Let me swerve to a corollary issue, also invoked by the opening tweet, which is the suggestion that certain plays belong solely to the community theatre repertoire (I redacted the play named in the tweet because I don’t care to debate its relative merits, but rather address the broader issue). “Community theatre plays” share a common trait with many “high school plays,” in that both often feature large casts, casts that most professional theatres would happily employ if they could afford it. But because for these groups, inclusion is essential, both in a desire to be welcoming and because inclusion can drive ticket sales, the large-scale plays common to the mainstream theatre in the 1920s, 30s and 40s, and the larger scaled musicals from across the past 100 years are staples. The value of the pieces should not be diminished because they flourish in these non-professional settings; they may not always be the most current work (though, again, I know many community groups do recent, smaller plays too), but their only opportunity to be seen may be in the community theatre arena.

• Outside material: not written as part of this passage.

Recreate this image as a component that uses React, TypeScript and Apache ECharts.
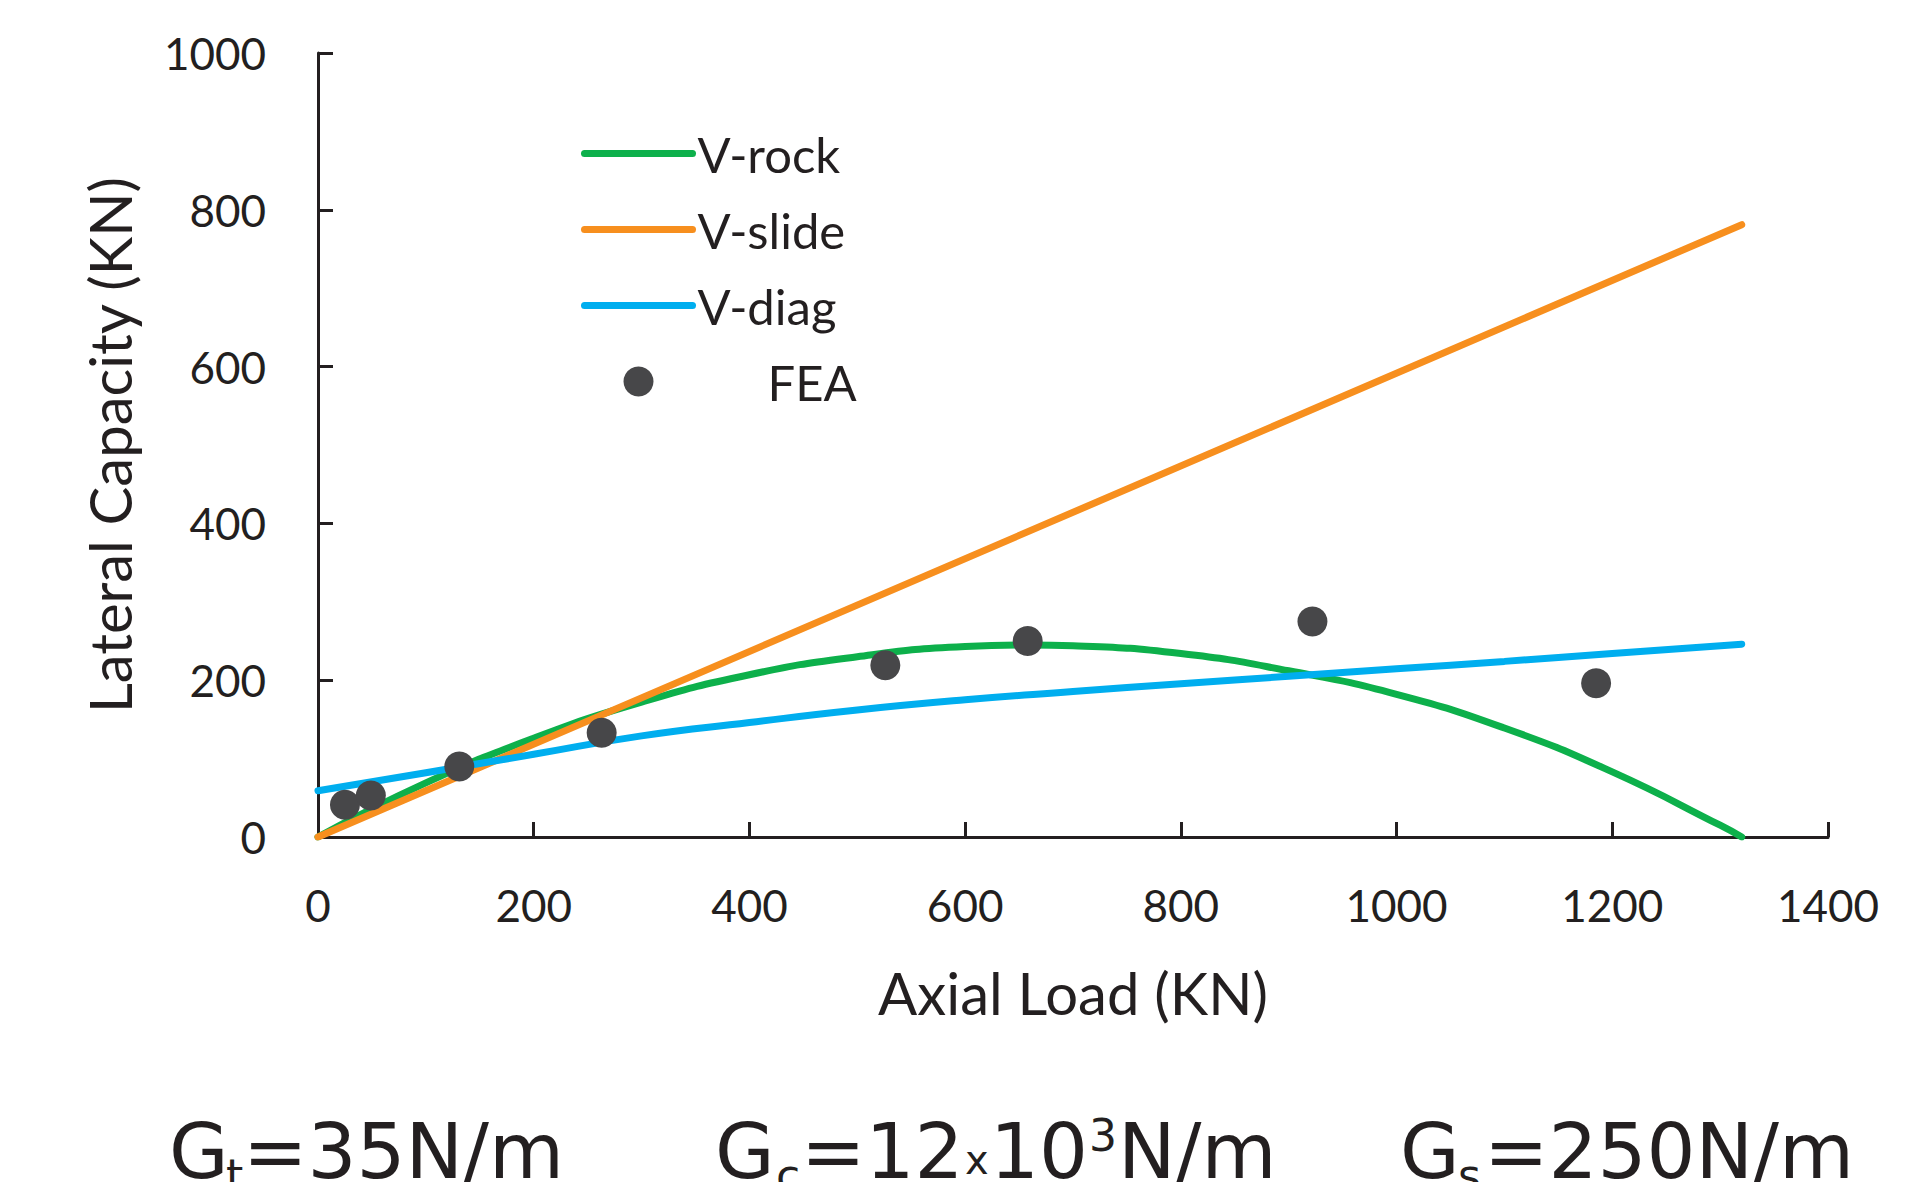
import React, { useEffect, useRef } from 'react';
import * as echarts from 'echarts';

// ---- data ----
const rockN = [0, 100, 200, 300, 400, 500, 600, 660, 700, 800, 900, 1000, 1100, 1200, 1300, 1320];
const rockV = [0, 69, 126, 172, 207, 230, 243, 245, 244, 234, 212, 182, 139, 83, 15, 0];

const slideN = [0, 1320];
const slideV = [0, 781];

const diagN = [0, 100, 200, 300, 400, 500, 600, 700, 800, 900, 1000, 1100, 1200, 1320];
const diagV = [59, 82, 105.5, 129, 146, 162, 175, 185.5, 195.5, 205, 214.5, 224, 234, 246];

const feaN = [25, 49, 131, 263, 526, 658, 922, 1185];
const feaV = [41, 53, 90, 133, 219, 250, 275, 196];

const seriesNames = ['V-rock', 'V-slide', 'V-diag', 'FEA'];
const xTitle = 'Axial Load (KN)';
const yTitle = 'Lateral Capacity (KN)';

const AX = '#231f20';
const GREEN = '#0db04b';
const ORANGE = '#f78f1e';
const BLUE = '#00aeef';
const DOT = '#474749';

const pair = (xs: number[], ys: number[]) => xs.map((x, i) => [x, ys[i]]);

export default function App() {
  const ref = useRef<HTMLDivElement>(null);
  useEffect(() => {
    const chart = echarts.init(ref.current!, null, { renderer: 'svg' });
    const big = { fontFamily: 'DejaVu Sans', fontSize: 77, fill: AX, verticalAlign: 'middle', align: 'left' };
    const sub = { fontFamily: 'DejaVu Sans', fontSize: 44, fill: AX, verticalAlign: 'middle', align: 'left' };
    const t = (text: string, x: number, y: number, st: any) => ({ type: 'text', x, y, style: { ...st, text } });
    const lineItem = (name: string, color: string) => ({
      name,
      itemStyle: { opacity: 0 },
      lineStyle: { color, width: 7, cap: 'round' },
    });
    chart.setOption({
      animation: false,
      backgroundColor: '#ffffff',
      grid: { left: 318, right: 82, top: 53, bottom: 345, containLabel: false },
      legend: {
        orient: 'vertical',
        left: 576,
        top: 124,
        itemWidth: 108,
        itemHeight: 30,
        itemGap: 27,
        textStyle: { fontFamily: 'Lato', fontSize: 49, color: AX },
        data: [
          lineItem(seriesNames[0], GREEN),
          lineItem(seriesNames[1], ORANGE),
          lineItem(seriesNames[2], BLUE),
          { name: seriesNames[3], textStyle: { padding: [0, 0, 0, 70] } },
        ],
      },
      xAxis: {
        type: 'value',
        min: 0,
        max: 1400,
        interval: 200,
        axisLine: { show: true, lineStyle: { color: AX, width: 3 } },
        axisTick: { show: true, inside: true, length: 15, lineStyle: { color: AX, width: 3 } },
        splitLine: { show: false },
        axisLabel: { fontFamily: 'Lato', fontSize: 44, color: AX, margin: 46, formatter: (v: number) => String(v) },
        name: xTitle,
        nameLocation: 'middle',
        nameGap: 126,
        nameTextStyle: { fontFamily: 'Lato', fontSize: 58, color: AX },
      },
      yAxis: {
        type: 'value',
        min: 0,
        max: 1000,
        interval: 200,
        axisLine: { show: true, lineStyle: { color: AX, width: 3 } },
        axisTick: { show: true, inside: true, length: 15, lineStyle: { color: AX, width: 3 } },
        splitLine: { show: false },
        axisLabel: { fontFamily: 'Lato', fontSize: 44, color: AX, margin: 52, formatter: (v: number) => String(v) },
        name: yTitle,
        nameLocation: 'middle',
        nameRotate: 90,
        nameGap: 180,
        nameTextStyle: { fontFamily: 'Lato', fontSize: 58, color: AX },
      },
      series: [
        {
          type: 'line', name: seriesNames[0], data: pair(rockN, rockV), smooth: true, symbol: 'none',
          lineStyle: { color: GREEN, width: 7, cap: 'round' }, itemStyle: { color: GREEN }, z: 2,
        },
        {
          type: 'line', name: seriesNames[1], data: pair(slideN, slideV), symbol: 'none',
          lineStyle: { color: ORANGE, width: 7, cap: 'round' }, itemStyle: { color: ORANGE }, z: 3,
        },
        {
          type: 'line', name: seriesNames[2], data: pair(diagN, diagV), smooth: true, symbol: 'none',
          lineStyle: { color: BLUE, width: 7, cap: 'round' }, itemStyle: { color: BLUE }, z: 4,
        },
        {
          type: 'scatter', name: seriesNames[3], data: pair(feaN, feaV), symbol: 'circle', symbolSize: 30,
          itemStyle: { color: DOT, opacity: 1 }, z: 5,
        },
      ],
      graphic: [
        t('G', 169, 1151, big), t('t', 226, 1175, sub), t('=35N/m', 243, 1151, big),
        t('G', 715, 1151, big), t('c', 776, 1175, sub), t('=12', 801, 1151, big),
        t('x', 965, 1160, { ...sub, fontSize: 40 }), t('10', 990, 1151, big),
        t('3', 1089, 1135, sub), t('N/m', 1118, 1151, big),
        t('G', 1400, 1151, big), t('s', 1458, 1175, sub), t('=250N/m', 1484, 1151, big),
      ],
    });
    return () => chart.dispose();
  }, []);
  return (
    <div
      ref={ref}
      style={{ position: 'absolute', left: 0, top: 0, width: 1910, height: 1182, background: '#fff' }}
    />
  );
}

Size isn’t the only issue; current tastes dismissively relegate shows to “community theatre” status as well. You Can’t Take It With You stumbled on a recent effort at Broadway, but surely Kaufman and Hart, staples in community and school theatre, are no less important because of it. Neil Simon is not in critical or commercial favor right now, so his work can be tarred with the “community” slander, but if the upcoming West End production of The Sunshine Boys, with no less than Richard Griffiths in the cast, proves revelatory, a shroud may yet be lifted from Simon’s bust in the theatrical pantheon. We’ve seen somewhat of the same thing happen recently in England with the long out-of-favor Terence Rattigan; the acclaimed David Cromer attempted Simon’s resuscitation on Broadway a couple of years ago but was undone by finances. The non-profit theatre producing a “community theatre” play should be applauded for reexamining a work not often professionally staged — at least until it opens; then judge it on its own merits, not on a collective and peremptory assumption about its worth. There’s a corollary in “family” or “children’s” theatre, where You’re A Good Man Charlie Brown and Annie are seen as staples, yet those shows weren’t written for or sold to children in their original runs any more than Wicked is subsisting solely on sales to 14-year-old girls today, as some would ignorantly suggest. This reductive labeling is detrimental on so many levels.
We are part of an industry that constantly worries about its future, but can be our own worst enemy. By slagging community theatre, we’re undercutting our own best interests and evidencing our own cultural elitism; by allowing others to do so we join the juvenile yet dangerous bullies who taunted us in high school — by doing the same to adults whose only wrong is to enjoy doing that which we’ve made our careers. Even if you’ve never uttered a word against community theatre, but merely have never given it a moment’s thought, you are doing it disservice. Is theatre so healthy that we can afford to be so blithely arrogant?